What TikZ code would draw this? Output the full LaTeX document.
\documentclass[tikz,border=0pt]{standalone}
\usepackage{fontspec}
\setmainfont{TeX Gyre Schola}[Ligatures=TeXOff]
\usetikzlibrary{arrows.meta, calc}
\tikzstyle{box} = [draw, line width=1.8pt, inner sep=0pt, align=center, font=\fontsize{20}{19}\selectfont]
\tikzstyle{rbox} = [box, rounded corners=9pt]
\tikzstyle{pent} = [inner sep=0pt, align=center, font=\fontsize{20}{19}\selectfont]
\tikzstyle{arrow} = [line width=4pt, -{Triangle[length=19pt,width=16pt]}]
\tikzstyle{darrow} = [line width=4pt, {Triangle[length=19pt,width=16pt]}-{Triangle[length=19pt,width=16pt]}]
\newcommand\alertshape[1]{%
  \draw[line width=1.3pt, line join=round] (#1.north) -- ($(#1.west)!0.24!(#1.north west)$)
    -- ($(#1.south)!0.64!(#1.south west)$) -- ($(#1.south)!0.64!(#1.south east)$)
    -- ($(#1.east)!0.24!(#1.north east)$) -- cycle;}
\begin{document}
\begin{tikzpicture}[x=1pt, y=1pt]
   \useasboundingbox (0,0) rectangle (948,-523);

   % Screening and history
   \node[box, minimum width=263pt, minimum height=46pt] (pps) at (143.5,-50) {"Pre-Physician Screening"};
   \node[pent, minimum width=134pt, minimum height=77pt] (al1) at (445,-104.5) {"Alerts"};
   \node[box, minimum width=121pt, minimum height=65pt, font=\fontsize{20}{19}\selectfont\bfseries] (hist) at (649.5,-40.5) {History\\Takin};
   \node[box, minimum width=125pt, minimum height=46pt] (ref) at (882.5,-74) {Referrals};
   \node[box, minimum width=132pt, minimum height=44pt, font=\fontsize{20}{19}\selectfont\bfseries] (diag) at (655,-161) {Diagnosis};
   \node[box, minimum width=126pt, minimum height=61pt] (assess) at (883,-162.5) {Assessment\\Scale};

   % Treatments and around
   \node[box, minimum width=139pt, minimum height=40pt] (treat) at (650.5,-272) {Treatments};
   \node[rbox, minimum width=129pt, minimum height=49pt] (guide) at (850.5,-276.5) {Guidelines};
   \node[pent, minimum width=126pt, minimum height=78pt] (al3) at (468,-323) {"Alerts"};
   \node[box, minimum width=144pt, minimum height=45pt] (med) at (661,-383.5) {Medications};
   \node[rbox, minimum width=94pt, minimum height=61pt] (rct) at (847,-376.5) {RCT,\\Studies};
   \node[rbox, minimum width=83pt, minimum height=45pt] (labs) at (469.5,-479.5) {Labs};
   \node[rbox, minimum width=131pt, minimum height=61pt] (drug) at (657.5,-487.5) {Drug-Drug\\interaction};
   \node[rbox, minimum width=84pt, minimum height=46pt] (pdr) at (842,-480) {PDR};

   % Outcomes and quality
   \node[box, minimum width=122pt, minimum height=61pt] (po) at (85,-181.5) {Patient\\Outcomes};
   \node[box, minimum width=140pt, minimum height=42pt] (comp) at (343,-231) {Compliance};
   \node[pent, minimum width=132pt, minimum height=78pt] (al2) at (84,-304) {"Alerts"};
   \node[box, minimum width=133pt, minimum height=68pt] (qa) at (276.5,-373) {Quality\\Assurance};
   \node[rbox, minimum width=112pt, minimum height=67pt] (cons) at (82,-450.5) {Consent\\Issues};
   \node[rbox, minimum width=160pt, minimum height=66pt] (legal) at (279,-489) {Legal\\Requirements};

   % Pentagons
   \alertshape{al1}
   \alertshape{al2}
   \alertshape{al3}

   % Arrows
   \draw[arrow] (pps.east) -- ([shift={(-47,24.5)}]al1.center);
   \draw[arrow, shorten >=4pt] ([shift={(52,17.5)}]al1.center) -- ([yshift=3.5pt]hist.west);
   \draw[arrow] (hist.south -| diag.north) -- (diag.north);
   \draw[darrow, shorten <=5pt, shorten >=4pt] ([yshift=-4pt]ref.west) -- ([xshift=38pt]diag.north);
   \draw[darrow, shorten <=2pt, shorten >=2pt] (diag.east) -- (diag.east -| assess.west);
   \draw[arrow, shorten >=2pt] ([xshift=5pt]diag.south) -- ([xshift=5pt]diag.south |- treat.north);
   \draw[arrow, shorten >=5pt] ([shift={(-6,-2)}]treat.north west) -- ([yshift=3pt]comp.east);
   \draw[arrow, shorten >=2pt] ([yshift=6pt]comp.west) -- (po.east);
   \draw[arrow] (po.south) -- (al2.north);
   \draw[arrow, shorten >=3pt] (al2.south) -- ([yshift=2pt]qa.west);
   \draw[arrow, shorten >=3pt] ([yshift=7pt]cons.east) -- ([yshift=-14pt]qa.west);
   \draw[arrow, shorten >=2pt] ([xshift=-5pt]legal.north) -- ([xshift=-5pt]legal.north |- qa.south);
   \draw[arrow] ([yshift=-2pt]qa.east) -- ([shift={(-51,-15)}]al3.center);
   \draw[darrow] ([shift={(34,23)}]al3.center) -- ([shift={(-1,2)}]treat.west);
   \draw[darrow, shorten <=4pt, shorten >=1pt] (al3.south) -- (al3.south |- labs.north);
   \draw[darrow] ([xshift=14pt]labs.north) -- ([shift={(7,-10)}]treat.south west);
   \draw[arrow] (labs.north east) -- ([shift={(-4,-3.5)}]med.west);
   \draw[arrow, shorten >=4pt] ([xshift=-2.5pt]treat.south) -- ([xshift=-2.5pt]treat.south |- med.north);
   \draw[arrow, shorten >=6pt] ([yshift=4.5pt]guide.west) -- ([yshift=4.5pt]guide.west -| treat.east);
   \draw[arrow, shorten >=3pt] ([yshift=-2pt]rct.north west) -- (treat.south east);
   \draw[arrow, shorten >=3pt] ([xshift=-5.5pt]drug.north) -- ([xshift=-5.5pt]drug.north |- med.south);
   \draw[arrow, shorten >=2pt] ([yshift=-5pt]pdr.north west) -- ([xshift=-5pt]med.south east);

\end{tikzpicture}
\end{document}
★ ★ ★ ★ ★ ★ ★
Set out the complete listing exactly as shown.

* [Complete answer]
What TikZ code would draw this? Output the full LaTeX document.
\documentclass[tikz,border=0pt]{standalone}
\usepackage{fontspec}
\setmainfont{TeX Gyre Schola}[Ligatures=TeXOff]
\usetikzlibrary{arrows.meta, calc}
\tikzstyle{box} = [draw, line width=1.8pt, inner sep=0pt, align=center, font=\fontsize{20}{19}\selectfont]
\tikzstyle{rbox} = [box, rounded corners=9pt]
\tikzstyle{pent} = [inner sep=0pt, align=center, font=\fontsize{20}{19}\selectfont]
\tikzstyle{arrow} = [line width=4pt, -{Triangle[length=19pt,width=16pt]}]
\tikzstyle{darrow} = [line width=4pt, {Triangle[length=19pt,width=16pt]}-{Triangle[length=19pt,width=16pt]}]
\newcommand\alertshape[1]{%
  \draw[line width=1.3pt, line join=round] (#1.north) -- ($(#1.west)!0.24!(#1.north west)$)
    -- ($(#1.south)!0.64!(#1.south west)$) -- ($(#1.south)!0.64!(#1.south east)$)
    -- ($(#1.east)!0.24!(#1.north east)$) -- cycle;}
\begin{document}
\begin{tikzpicture}[x=1pt, y=1pt]
   \useasboundingbox (0,0) rectangle (948,-523);

   % Screening and history
   \node[box, minimum width=263pt, minimum height=46pt] (pps) at (143.5,-50) {"Pre-Physician Screening"};
   \node[pent, minimum width=134pt, minimum height=77pt] (al1) at (445,-104.5) {"Alerts"};
   \node[box, minimum width=121pt, minimum height=65pt, font=\fontsize{20}{19}\selectfont\bfseries] (hist) at (649.5,-40.5) {History\\Takin};
   \node[box, minimum width=125pt, minimum height=46pt] (ref) at (882.5,-74) {Referrals};
   \node[box, minimum width=132pt, minimum height=44pt, font=\fontsize{20}{19}\selectfont\bfseries] (diag) at (655,-161) {Diagnosis};
   \node[box, minimum width=126pt, minimum height=61pt] (assess) at (883,-162.5) {Assessment\\Scale};

   % Treatments and around
   \node[box, minimum width=139pt, minimum height=40pt] (treat) at (650.5,-272) {Treatments};
   \node[rbox, minimum width=129pt, minimum height=49pt] (guide) at (850.5,-276.5) {Guidelines};
   \node[pent, minimum width=126pt, minimum height=78pt] (al3) at (468,-323) {"Alerts"};
   \node[box, minimum width=144pt, minimum height=45pt] (med) at (661,-383.5) {Medications};
   \node[rbox, minimum width=94pt, minimum height=61pt] (rct) at (847,-376.5) {RCT,\\Studies};
   \node[rbox, minimum width=83pt, minimum height=45pt] (labs) at (469.5,-479.5) {Labs};
   \node[rbox, minimum width=131pt, minimum height=61pt] (drug) at (657.5,-487.5) {Drug-Drug\\interaction};
   \node[rbox, minimum width=84pt, minimum height=46pt] (pdr) at (842,-480) {PDR};

   % Outcomes and quality
   \node[box, minimum width=122pt, minimum height=61pt] (po) at (85,-181.5) {Patient\\Outcomes};
   \node[box, minimum width=140pt, minimum height=42pt] (comp) at (343,-231) {Compliance};
   \node[pent, minimum width=132pt, minimum height=78pt] (al2) at (84,-304) {"Alerts"};
   \node[box, minimum width=133pt, minimum height=68pt] (qa) at (276.5,-373) {Quality\\Assurance};
   \node[rbox, minimum width=112pt, minimum height=67pt] (cons) at (82,-450.5) {Consent\\Issues};
   \node[rbox, minimum width=160pt, minimum height=66pt] (legal) at (279,-489) {Legal\\Requirements};

   % Pentagons
   \alertshape{al1}
   \alertshape{al2}
   \alertshape{al3}

   % Arrows
   \draw[arrow] (pps.east) -- ([shift={(-47,24.5)}]al1.center);
   \draw[arrow, shorten >=4pt] ([shift={(52,17.5)}]al1.center) -- ([yshift=3.5pt]hist.west);
   \draw[arrow] (hist.south -| diag.north) -- (diag.north);
   \draw[darrow, shorten <=5pt, shorten >=4pt] ([yshift=-4pt]ref.west) -- ([xshift=38pt]diag.north);
   \draw[darrow, shorten <=2pt, shorten >=2pt] (diag.east) -- (diag.east -| assess.west);
   \draw[arrow, shorten >=2pt] ([xshift=5pt]diag.south) -- ([xshift=5pt]diag.south |- treat.north);
   \draw[arrow, shorten >=5pt] ([shift={(-6,-2)}]treat.north west) -- ([yshift=3pt]comp.east);
   \draw[arrow, shorten >=2pt] ([yshift=6pt]comp.west) -- (po.east);
   \draw[arrow] (po.south) -- (al2.north);
   \draw[arrow, shorten >=3pt] (al2.south) -- ([yshift=2pt]qa.west);
   \draw[arrow, shorten >=3pt] ([yshift=7pt]cons.east) -- ([yshift=-14pt]qa.west);
   \draw[arrow, shorten >=2pt] ([xshift=-5pt]legal.north) -- ([xshift=-5pt]legal.north |- qa.south);
   \draw[arrow] ([yshift=-2pt]qa.east) -- ([shift={(-51,-15)}]al3.center);
   \draw[darrow] ([shift={(34,23)}]al3.center) -- ([shift={(-1,2)}]treat.west);
   \draw[darrow, shorten <=4pt, shorten >=1pt] (al3.south) -- (al3.south |- labs.north);
   \draw[darrow] ([xshift=14pt]labs.north) -- ([shift={(7,-10)}]treat.south west);
   \draw[arrow] (labs.north east) -- ([shift={(-4,-3.5)}]med.west);
   \draw[arrow, shorten >=4pt] ([xshift=-2.5pt]treat.south) -- ([xshift=-2.5pt]treat.south |- med.north);
   \draw[arrow, shorten >=6pt] ([yshift=4.5pt]guide.west) -- ([yshift=4.5pt]guide.west -| treat.east);
   \draw[arrow, shorten >=3pt] ([yshift=-2pt]rct.north west) -- (treat.south east);
   \draw[arrow, shorten >=3pt] ([xshift=-5.5pt]drug.north) -- ([xshift=-5.5pt]drug.north |- med.south);
   \draw[arrow, shorten >=2pt] ([yshift=-5pt]pdr.north west) -- ([xshift=-5pt]med.south east);

\end{tikzpicture}
\end{document}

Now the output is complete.